## SHORT EXERCISE
Quote all lines below exactly. Images stay out.

## STORED DATA
◇ ◇ ◇ ◇ ◇
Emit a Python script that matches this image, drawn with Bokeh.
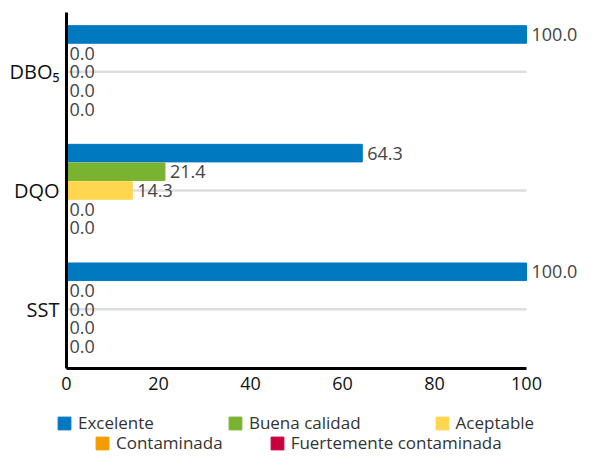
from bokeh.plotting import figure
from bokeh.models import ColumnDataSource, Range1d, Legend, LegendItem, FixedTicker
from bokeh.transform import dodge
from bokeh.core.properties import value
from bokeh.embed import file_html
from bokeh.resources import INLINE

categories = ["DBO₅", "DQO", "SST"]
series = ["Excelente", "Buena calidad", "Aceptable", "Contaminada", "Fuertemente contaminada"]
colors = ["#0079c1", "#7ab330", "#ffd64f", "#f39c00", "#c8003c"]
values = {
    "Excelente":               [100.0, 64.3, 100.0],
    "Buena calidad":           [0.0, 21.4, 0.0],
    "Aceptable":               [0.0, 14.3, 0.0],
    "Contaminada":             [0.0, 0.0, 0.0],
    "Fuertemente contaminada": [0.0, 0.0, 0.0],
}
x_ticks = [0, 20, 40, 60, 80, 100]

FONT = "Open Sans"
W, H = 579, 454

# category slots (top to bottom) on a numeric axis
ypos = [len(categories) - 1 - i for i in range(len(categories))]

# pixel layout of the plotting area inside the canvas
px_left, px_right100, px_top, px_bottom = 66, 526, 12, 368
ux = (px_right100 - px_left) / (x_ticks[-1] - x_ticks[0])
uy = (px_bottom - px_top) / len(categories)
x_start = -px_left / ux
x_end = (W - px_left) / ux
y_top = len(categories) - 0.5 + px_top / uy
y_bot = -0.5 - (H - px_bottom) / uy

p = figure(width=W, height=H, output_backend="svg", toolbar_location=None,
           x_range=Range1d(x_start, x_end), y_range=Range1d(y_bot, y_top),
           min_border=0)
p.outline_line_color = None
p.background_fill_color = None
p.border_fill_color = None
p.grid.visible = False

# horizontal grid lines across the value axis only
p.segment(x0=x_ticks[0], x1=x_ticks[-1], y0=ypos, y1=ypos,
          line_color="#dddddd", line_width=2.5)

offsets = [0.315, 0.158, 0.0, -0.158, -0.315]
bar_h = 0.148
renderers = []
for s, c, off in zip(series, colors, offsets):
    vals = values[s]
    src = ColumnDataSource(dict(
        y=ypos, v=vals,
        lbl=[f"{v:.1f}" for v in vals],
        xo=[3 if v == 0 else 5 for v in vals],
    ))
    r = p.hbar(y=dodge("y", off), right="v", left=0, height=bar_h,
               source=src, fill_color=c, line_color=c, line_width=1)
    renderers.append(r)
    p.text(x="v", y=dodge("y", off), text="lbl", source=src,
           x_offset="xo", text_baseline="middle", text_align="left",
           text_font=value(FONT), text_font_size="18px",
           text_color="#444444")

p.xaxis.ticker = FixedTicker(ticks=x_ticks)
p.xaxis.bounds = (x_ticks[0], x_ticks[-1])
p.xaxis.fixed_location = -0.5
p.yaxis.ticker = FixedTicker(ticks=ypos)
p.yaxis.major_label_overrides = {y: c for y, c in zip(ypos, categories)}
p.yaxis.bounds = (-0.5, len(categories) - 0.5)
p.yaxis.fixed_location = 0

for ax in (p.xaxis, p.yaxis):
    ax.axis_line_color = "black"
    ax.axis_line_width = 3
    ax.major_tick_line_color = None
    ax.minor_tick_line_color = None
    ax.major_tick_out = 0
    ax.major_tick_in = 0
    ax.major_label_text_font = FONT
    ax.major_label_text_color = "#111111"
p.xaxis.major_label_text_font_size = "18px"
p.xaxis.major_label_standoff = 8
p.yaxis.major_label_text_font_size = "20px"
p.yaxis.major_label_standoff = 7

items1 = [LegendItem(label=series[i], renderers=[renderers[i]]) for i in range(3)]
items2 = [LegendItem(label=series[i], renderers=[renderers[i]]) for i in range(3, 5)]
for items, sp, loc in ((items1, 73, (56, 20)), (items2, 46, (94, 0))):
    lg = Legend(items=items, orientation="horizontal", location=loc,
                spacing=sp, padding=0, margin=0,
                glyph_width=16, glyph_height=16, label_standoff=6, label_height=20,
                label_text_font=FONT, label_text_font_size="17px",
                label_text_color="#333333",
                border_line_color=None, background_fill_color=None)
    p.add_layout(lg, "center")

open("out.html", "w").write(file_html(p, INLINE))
◇ ◇ ◇ ◇ ◇
## FINISHED EXERCISE
Emit a Python script that matches this image, drawn with Bokeh.
from bokeh.plotting import figure
from bokeh.models import ColumnDataSource, Range1d, Legend, LegendItem, FixedTicker
from bokeh.transform import dodge
from bokeh.core.properties import value
from bokeh.embed import file_html
from bokeh.resources import INLINE

categories = ["DBO₅", "DQO", "SST"]
series = ["Excelente", "Buena calidad", "Aceptable", "Contaminada", "Fuertemente contaminada"]
colors = ["#0079c1", "#7ab330", "#ffd64f", "#f39c00", "#c8003c"]
values = {
    "Excelente":               [100.0, 64.3, 100.0],
    "Buena calidad":           [0.0, 21.4, 0.0],
    "Aceptable":               [0.0, 14.3, 0.0],
    "Contaminada":             [0.0, 0.0, 0.0],
    "Fuertemente contaminada": [0.0, 0.0, 0.0],
}
x_ticks = [0, 20, 40, 60, 80, 100]

FONT = "Open Sans"
W, H = 579, 454

# category slots (top to bottom) on a numeric axis
ypos = [len(categories) - 1 - i for i in range(len(categories))]

# pixel layout of the plotting area inside the canvas
px_left, px_right100, px_top, px_bottom = 66, 526, 12, 368
ux = (px_right100 - px_left) / (x_ticks[-1] - x_ticks[0])
uy = (px_bottom - px_top) / len(categories)
x_start = -px_left / ux
x_end = (W - px_left) / ux
y_top = len(categories) - 0.5 + px_top / uy
y_bot = -0.5 - (H - px_bottom) / uy

p = figure(width=W, height=H, output_backend="svg", toolbar_location=None,
           x_range=Range1d(x_start, x_end), y_range=Range1d(y_bot, y_top),
           min_border=0)
p.outline_line_color = None
p.background_fill_color = None
p.border_fill_color = None
p.grid.visible = False

# horizontal grid lines across the value axis only
p.segment(x0=x_ticks[0], x1=x_ticks[-1], y0=ypos, y1=ypos,
          line_color="#dddddd", line_width=2.5)

offsets = [0.315, 0.158, 0.0, -0.158, -0.315]
bar_h = 0.148
renderers = []
for s, c, off in zip(series, colors, offsets):
    vals = values[s]
    src = ColumnDataSource(dict(
        y=ypos, v=vals,
        lbl=[f"{v:.1f}" for v in vals],
        xo=[3 if v == 0 else 5 for v in vals],
    ))
    r = p.hbar(y=dodge("y", off), right="v", left=0, height=bar_h,
               source=src, fill_color=c, line_color=c, line_width=1)
    renderers.append(r)
    p.text(x="v", y=dodge("y", off), text="lbl", source=src,
           x_offset="xo", text_baseline="middle", text_align="left",
           text_font=value(FONT), text_font_size="18px",
           text_color="#444444")

p.xaxis.ticker = FixedTicker(ticks=x_ticks)
p.xaxis.bounds = (x_ticks[0], x_ticks[-1])
p.xaxis.fixed_location = -0.5
p.yaxis.ticker = FixedTicker(ticks=ypos)
p.yaxis.major_label_overrides = {y: c for y, c in zip(ypos, categories)}
p.yaxis.bounds = (-0.5, len(categories) - 0.5)
p.yaxis.fixed_location = 0

for ax in (p.xaxis, p.yaxis):
    ax.axis_line_color = "black"
    ax.axis_line_width = 3
    ax.major_tick_line_color = None
    ax.minor_tick_line_color = None
    ax.major_tick_out = 0
    ax.major_tick_in = 0
    ax.major_label_text_font = FONT
    ax.major_label_text_color = "#111111"
p.xaxis.major_label_text_font_size = "18px"
p.xaxis.major_label_standoff = 8
p.yaxis.major_label_text_font_size = "20px"
p.yaxis.major_label_standoff = 7

items1 = [LegendItem(label=series[i], renderers=[renderers[i]]) for i in range(3)]
items2 = [LegendItem(label=series[i], renderers=[renderers[i]]) for i in range(3, 5)]
for items, sp, loc in ((items1, 73, (56, 20)), (items2, 46, (94, 0))):
    lg = Legend(items=items, orientation="horizontal", location=loc,
                spacing=sp, padding=0, margin=0,
                glyph_width=16, glyph_height=16, label_standoff=6, label_height=20,
                label_text_font=FONT, label_text_font_size="17px",
                label_text_color="#333333",
                border_line_color=None, background_fill_color=None)
    p.add_layout(lg, "center")

open("out.html", "w").write(file_html(p, INLINE))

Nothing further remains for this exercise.